AIM OF THE TASK: Using the listing below, copy every line that mentions "code".

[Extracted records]

-- begin --

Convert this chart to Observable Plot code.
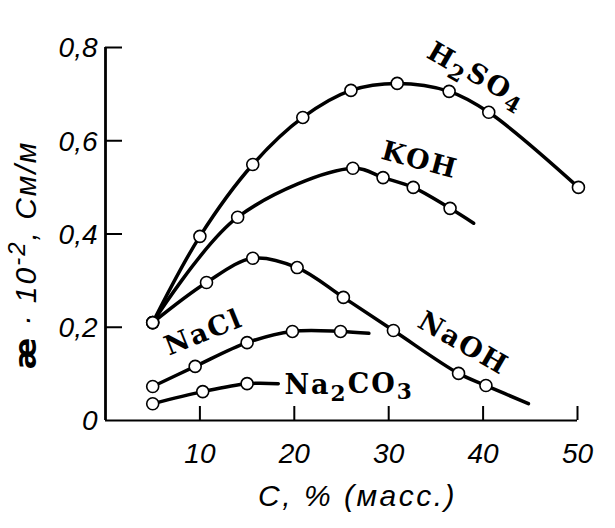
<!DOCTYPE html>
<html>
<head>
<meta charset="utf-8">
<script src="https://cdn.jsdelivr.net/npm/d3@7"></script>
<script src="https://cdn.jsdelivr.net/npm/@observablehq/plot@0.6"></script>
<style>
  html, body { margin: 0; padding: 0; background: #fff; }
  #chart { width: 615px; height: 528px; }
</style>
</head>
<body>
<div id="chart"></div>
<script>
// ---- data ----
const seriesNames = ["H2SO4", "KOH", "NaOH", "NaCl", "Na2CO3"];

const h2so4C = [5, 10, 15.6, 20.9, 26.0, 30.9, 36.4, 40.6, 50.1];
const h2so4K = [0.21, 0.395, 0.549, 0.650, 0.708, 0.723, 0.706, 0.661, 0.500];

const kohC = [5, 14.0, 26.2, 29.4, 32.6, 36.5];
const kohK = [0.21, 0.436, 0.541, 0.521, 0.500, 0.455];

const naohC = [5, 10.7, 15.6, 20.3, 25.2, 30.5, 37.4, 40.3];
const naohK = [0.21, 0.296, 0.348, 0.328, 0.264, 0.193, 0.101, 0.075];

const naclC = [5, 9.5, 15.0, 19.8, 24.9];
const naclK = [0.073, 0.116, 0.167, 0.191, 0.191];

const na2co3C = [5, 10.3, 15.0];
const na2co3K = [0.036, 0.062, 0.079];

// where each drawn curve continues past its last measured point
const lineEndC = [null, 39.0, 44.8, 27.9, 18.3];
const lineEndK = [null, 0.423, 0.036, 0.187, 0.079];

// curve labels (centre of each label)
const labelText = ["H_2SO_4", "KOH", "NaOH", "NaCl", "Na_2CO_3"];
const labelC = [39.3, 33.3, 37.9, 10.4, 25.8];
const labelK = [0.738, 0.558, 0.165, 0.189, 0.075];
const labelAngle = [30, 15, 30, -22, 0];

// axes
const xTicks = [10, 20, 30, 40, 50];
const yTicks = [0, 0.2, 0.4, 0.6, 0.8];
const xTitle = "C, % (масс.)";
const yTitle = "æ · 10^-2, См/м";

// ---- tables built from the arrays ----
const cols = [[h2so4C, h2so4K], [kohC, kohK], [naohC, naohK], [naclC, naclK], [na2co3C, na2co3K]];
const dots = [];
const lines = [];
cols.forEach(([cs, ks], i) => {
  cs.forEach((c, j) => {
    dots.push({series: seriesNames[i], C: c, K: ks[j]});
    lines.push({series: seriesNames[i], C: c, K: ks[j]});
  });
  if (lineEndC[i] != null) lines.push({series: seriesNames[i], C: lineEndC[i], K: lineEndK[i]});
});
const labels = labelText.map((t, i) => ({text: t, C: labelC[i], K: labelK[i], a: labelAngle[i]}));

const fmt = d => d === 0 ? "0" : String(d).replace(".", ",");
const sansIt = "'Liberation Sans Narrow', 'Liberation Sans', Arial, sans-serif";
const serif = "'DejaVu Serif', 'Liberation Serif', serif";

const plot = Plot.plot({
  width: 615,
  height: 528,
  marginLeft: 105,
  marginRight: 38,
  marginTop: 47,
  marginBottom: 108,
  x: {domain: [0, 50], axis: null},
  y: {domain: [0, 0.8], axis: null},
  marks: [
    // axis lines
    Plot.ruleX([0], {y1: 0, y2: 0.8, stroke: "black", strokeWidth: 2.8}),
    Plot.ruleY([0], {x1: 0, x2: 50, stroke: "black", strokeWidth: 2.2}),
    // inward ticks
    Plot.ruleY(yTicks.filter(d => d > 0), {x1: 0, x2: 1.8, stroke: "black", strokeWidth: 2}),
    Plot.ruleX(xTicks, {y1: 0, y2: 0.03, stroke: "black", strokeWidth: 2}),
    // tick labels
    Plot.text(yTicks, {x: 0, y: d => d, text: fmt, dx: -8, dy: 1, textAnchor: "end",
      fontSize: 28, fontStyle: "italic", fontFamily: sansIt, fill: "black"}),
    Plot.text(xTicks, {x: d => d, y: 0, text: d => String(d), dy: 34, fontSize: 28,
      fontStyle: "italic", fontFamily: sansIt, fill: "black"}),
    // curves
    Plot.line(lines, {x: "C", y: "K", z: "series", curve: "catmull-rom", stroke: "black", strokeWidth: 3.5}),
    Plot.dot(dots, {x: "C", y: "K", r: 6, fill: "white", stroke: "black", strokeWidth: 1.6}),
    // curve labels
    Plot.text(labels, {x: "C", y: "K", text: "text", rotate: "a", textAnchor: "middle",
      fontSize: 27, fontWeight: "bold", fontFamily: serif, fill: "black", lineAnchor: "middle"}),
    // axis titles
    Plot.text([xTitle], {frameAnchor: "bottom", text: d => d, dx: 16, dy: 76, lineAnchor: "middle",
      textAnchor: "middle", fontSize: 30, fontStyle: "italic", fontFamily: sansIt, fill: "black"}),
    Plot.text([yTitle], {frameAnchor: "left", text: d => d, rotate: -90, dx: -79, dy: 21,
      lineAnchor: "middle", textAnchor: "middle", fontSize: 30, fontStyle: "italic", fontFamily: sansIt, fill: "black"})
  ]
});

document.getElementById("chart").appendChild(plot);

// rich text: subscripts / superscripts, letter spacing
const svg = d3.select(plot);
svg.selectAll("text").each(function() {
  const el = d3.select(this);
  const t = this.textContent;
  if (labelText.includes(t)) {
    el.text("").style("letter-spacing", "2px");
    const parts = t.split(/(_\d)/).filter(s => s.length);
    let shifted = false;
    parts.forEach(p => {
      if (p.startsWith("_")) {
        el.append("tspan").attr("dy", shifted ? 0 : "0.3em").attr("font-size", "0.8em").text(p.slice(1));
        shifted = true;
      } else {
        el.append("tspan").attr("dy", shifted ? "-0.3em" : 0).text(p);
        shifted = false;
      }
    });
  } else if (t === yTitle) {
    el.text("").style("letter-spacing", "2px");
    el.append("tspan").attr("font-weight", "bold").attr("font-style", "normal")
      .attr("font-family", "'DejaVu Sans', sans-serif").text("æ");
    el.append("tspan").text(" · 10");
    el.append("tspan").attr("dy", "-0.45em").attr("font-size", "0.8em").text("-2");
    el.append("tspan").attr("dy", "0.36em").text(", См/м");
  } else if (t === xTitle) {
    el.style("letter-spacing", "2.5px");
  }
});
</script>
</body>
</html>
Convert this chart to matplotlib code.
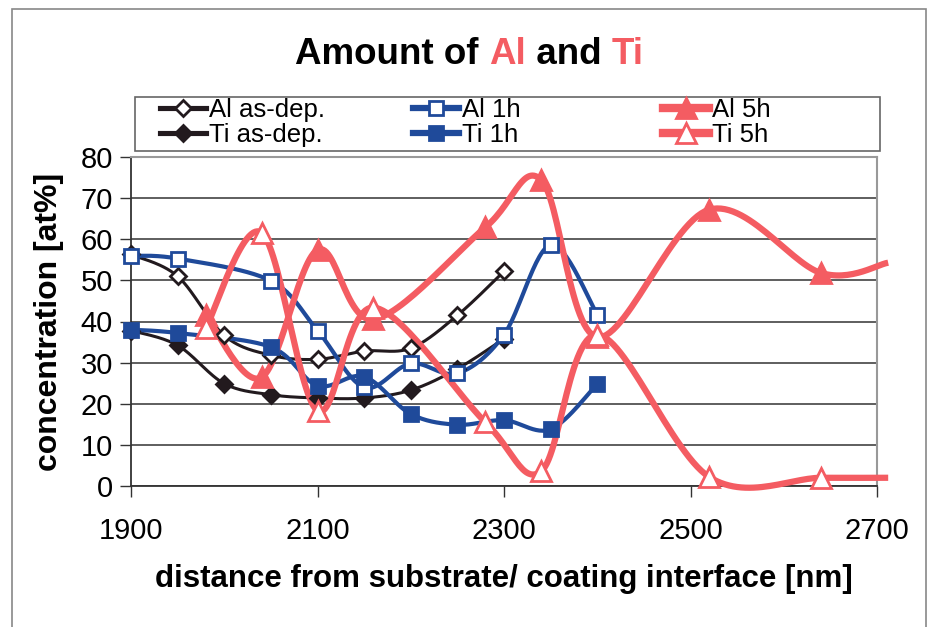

-- end --

WRITTEN ANSWER:
Convert this chart to Observable Plot code.
Convert this chart to matplotlib code.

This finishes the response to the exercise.